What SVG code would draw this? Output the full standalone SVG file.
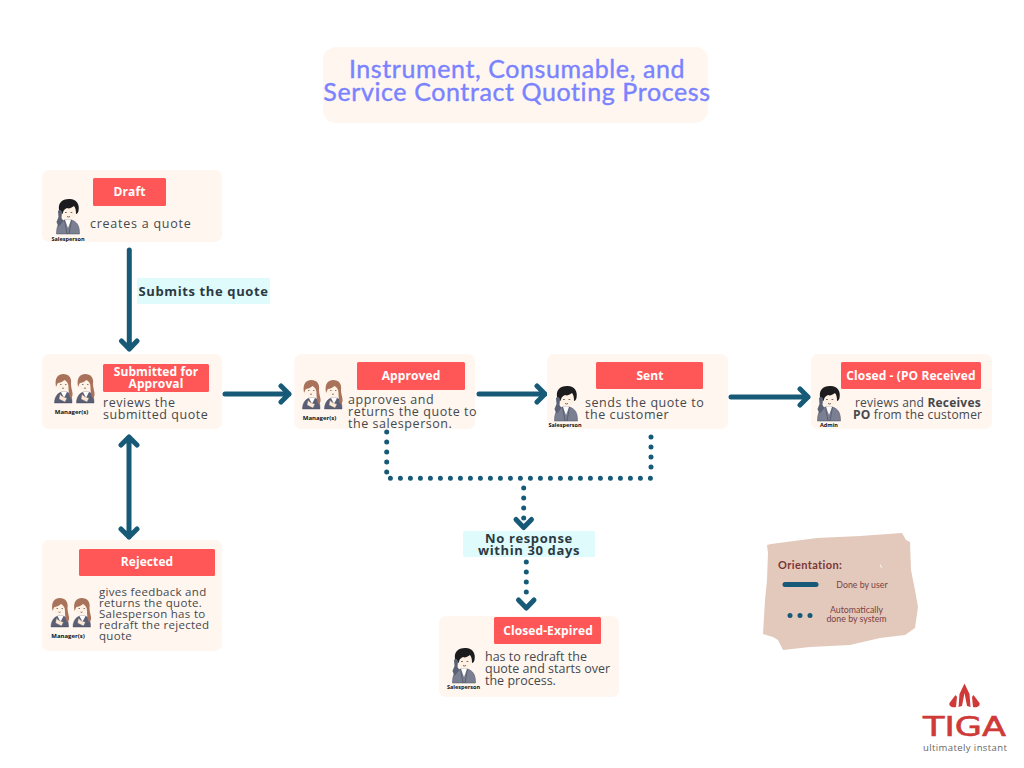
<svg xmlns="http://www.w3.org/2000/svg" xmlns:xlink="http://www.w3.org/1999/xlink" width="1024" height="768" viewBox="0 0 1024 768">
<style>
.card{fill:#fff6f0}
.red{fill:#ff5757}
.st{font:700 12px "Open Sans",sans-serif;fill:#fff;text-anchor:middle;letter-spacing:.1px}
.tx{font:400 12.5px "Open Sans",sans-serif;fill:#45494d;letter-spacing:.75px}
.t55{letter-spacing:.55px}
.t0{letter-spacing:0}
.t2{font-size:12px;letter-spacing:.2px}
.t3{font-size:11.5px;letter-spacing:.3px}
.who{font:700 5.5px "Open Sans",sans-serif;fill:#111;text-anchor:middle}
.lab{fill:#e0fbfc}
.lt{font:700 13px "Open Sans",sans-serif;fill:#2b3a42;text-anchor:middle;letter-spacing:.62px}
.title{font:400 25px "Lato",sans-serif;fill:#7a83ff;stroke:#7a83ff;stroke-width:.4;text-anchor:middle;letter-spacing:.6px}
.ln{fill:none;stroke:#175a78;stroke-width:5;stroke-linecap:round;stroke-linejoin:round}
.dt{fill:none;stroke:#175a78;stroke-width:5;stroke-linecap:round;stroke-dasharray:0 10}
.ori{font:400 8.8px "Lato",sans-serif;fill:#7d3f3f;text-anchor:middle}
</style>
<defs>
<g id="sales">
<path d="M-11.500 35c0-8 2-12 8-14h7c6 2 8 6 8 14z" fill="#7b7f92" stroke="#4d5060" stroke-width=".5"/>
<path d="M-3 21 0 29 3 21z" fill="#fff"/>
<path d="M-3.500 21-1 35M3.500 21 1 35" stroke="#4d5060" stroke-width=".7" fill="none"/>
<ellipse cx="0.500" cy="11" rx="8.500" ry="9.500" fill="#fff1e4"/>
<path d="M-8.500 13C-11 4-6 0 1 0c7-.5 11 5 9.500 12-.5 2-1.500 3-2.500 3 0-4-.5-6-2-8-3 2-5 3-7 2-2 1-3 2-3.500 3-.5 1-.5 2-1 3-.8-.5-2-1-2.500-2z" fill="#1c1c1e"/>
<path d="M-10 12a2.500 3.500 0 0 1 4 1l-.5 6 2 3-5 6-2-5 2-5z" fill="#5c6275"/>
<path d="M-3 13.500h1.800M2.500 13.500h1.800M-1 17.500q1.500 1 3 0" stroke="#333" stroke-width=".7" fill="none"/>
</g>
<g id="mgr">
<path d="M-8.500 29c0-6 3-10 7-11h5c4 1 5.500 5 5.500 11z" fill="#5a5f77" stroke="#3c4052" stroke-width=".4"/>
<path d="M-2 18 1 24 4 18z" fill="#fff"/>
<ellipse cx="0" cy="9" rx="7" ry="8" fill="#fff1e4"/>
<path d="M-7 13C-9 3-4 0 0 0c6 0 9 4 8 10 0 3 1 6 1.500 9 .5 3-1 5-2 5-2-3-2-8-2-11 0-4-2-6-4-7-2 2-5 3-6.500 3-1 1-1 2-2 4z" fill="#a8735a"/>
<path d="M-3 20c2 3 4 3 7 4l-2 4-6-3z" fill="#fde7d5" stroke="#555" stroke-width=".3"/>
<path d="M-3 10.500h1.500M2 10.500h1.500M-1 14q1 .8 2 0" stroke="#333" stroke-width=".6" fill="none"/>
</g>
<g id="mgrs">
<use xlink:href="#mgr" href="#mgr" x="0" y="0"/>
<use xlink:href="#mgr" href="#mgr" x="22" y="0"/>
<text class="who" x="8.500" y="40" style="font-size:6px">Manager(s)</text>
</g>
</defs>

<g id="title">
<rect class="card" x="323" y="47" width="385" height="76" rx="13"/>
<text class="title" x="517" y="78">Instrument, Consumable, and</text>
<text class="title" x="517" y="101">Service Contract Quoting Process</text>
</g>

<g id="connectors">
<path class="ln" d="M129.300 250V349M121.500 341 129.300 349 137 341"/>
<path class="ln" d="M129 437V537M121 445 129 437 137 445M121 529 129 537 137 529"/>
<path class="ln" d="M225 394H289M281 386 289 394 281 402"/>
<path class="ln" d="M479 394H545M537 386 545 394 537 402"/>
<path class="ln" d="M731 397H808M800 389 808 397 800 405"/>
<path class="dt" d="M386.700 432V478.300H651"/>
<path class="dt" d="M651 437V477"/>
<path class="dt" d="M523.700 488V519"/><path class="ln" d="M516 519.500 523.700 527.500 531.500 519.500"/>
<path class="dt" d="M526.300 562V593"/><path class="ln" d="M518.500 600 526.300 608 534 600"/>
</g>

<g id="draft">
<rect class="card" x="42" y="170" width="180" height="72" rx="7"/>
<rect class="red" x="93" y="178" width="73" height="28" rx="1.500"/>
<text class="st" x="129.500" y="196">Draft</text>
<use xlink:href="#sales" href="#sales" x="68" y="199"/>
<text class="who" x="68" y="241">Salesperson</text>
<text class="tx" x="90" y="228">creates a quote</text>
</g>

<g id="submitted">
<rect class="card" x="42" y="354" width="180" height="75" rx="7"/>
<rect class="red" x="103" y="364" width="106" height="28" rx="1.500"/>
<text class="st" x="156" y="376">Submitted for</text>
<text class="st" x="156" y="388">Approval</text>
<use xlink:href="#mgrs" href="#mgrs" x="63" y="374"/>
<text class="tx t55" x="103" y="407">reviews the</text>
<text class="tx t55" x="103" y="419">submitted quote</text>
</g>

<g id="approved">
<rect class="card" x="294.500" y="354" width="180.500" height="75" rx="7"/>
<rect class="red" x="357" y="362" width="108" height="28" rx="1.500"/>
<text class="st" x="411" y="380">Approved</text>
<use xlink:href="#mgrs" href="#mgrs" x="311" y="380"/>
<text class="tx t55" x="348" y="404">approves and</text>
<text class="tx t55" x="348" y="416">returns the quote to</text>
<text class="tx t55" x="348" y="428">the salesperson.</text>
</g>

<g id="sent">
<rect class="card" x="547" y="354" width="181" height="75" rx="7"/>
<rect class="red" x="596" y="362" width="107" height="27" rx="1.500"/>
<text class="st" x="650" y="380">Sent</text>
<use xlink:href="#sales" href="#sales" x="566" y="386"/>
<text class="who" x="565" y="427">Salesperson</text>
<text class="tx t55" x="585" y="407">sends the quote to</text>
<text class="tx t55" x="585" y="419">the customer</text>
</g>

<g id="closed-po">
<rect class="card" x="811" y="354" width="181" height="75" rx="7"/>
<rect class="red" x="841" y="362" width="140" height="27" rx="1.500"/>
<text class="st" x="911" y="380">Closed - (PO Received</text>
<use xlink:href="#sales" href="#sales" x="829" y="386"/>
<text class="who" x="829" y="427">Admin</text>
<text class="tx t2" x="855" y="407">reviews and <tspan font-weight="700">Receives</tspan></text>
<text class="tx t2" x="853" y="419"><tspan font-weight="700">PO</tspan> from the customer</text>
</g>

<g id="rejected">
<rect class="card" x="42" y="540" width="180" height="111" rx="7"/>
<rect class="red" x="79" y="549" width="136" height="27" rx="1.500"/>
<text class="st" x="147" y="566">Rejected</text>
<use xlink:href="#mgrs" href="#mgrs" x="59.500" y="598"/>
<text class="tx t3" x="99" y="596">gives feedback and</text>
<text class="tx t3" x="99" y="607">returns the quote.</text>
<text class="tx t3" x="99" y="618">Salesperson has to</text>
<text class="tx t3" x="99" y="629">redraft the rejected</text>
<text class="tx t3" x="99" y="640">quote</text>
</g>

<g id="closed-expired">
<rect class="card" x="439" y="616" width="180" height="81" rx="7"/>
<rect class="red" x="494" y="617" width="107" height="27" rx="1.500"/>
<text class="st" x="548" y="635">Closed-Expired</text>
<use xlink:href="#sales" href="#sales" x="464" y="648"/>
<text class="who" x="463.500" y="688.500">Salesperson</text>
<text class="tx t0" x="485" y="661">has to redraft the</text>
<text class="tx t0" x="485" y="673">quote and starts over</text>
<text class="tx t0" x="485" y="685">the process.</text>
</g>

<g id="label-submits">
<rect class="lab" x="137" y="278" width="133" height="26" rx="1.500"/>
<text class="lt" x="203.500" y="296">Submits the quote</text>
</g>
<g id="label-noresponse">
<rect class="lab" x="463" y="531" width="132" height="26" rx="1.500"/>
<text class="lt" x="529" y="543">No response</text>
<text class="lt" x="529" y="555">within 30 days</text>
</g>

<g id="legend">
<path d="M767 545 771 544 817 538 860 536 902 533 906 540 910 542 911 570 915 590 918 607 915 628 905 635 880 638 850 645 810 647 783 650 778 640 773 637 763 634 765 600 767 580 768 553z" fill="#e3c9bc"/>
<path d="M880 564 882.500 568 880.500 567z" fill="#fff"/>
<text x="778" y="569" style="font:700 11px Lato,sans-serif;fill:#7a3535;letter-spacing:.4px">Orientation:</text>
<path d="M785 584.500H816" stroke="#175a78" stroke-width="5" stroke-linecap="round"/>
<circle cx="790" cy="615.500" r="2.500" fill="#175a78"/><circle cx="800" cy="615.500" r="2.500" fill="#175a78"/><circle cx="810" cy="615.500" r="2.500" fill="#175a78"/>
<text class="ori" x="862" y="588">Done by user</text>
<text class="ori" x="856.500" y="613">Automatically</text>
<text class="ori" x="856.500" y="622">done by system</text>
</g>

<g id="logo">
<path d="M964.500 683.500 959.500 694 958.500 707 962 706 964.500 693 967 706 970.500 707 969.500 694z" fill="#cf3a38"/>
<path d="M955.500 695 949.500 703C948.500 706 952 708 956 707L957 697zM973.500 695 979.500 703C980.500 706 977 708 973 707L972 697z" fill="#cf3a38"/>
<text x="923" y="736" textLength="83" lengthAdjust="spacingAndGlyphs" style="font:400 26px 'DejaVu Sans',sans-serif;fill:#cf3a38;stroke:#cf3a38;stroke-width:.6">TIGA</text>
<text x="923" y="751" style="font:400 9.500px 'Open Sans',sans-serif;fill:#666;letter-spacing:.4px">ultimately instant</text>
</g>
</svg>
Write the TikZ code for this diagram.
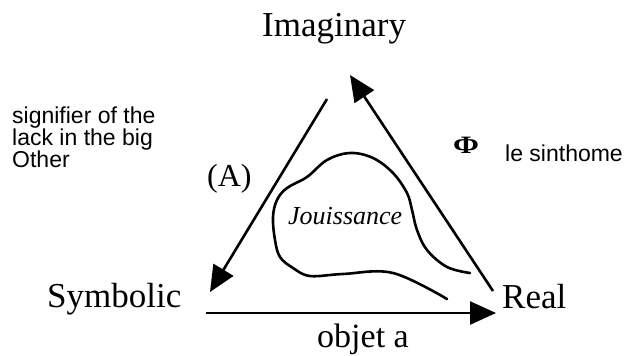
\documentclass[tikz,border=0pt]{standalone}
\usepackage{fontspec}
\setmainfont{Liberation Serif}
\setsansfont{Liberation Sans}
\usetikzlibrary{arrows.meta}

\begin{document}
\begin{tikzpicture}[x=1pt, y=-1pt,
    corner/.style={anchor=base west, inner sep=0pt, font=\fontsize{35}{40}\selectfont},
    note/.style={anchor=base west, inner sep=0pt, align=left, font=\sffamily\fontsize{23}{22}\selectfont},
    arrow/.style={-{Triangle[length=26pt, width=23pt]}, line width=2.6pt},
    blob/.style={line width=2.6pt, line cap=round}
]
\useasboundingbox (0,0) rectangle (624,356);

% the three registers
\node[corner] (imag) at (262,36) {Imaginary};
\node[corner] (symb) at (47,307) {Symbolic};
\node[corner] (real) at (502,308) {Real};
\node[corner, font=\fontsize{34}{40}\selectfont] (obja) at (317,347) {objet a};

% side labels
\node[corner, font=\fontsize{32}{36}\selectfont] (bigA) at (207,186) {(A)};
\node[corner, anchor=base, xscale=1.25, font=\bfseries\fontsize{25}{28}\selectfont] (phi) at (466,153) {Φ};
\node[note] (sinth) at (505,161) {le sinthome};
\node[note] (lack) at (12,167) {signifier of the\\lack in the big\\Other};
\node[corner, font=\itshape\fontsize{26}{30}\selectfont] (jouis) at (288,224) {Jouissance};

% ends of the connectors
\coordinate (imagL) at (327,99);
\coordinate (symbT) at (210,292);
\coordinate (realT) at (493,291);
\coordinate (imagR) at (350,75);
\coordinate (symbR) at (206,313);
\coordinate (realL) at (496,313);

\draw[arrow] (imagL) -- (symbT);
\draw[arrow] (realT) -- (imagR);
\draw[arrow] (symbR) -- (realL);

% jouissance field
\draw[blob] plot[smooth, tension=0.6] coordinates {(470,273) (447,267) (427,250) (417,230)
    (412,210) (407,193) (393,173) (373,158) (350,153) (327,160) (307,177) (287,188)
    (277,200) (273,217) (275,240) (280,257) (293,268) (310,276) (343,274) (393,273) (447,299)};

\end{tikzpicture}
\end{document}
▬▬▬
DIRECTION. Begin at the line containing "Write the TikZ code for this diagram." and extract every line through the end of the records, inclusive, exactly and only; omit pictures.

OUTPUT.
Write the TikZ code for this diagram.
\documentclass[tikz,border=0pt]{standalone}
\usepackage{fontspec}
\setmainfont{Liberation Serif}
\setsansfont{Liberation Sans}
\usetikzlibrary{arrows.meta}

\begin{document}
\begin{tikzpicture}[x=1pt, y=-1pt,
    corner/.style={anchor=base west, inner sep=0pt, font=\fontsize{35}{40}\selectfont},
    note/.style={anchor=base west, inner sep=0pt, align=left, font=\sffamily\fontsize{23}{22}\selectfont},
    arrow/.style={-{Triangle[length=26pt, width=23pt]}, line width=2.6pt},
    blob/.style={line width=2.6pt, line cap=round}
]
\useasboundingbox (0,0) rectangle (624,356);

% the three registers
\node[corner] (imag) at (262,36) {Imaginary};
\node[corner] (symb) at (47,307) {Symbolic};
\node[corner] (real) at (502,308) {Real};
\node[corner, font=\fontsize{34}{40}\selectfont] (obja) at (317,347) {objet a};

% side labels
\node[corner, font=\fontsize{32}{36}\selectfont] (bigA) at (207,186) {(A)};
\node[corner, anchor=base, xscale=1.25, font=\bfseries\fontsize{25}{28}\selectfont] (phi) at (466,153) {Φ};
\node[note] (sinth) at (505,161) {le sinthome};
\node[note] (lack) at (12,167) {signifier of the\\lack in the big\\Other};
\node[corner, font=\itshape\fontsize{26}{30}\selectfont] (jouis) at (288,224) {Jouissance};

% ends of the connectors
\coordinate (imagL) at (327,99);
\coordinate (symbT) at (210,292);
\coordinate (realT) at (493,291);
\coordinate (imagR) at (350,75);
\coordinate (symbR) at (206,313);
\coordinate (realL) at (496,313);

\draw[arrow] (imagL) -- (symbT);
\draw[arrow] (realT) -- (imagR);
\draw[arrow] (symbR) -- (realL);

% jouissance field
\draw[blob] plot[smooth, tension=0.6] coordinates {(470,273) (447,267) (427,250) (417,230)
    (412,210) (407,193) (393,173) (373,158) (350,153) (327,160) (307,177) (287,188)
    (277,200) (273,217) (275,240) (280,257) (293,268) (310,276) (343,274) (393,273) (447,299)};

\end{tikzpicture}
\end{document}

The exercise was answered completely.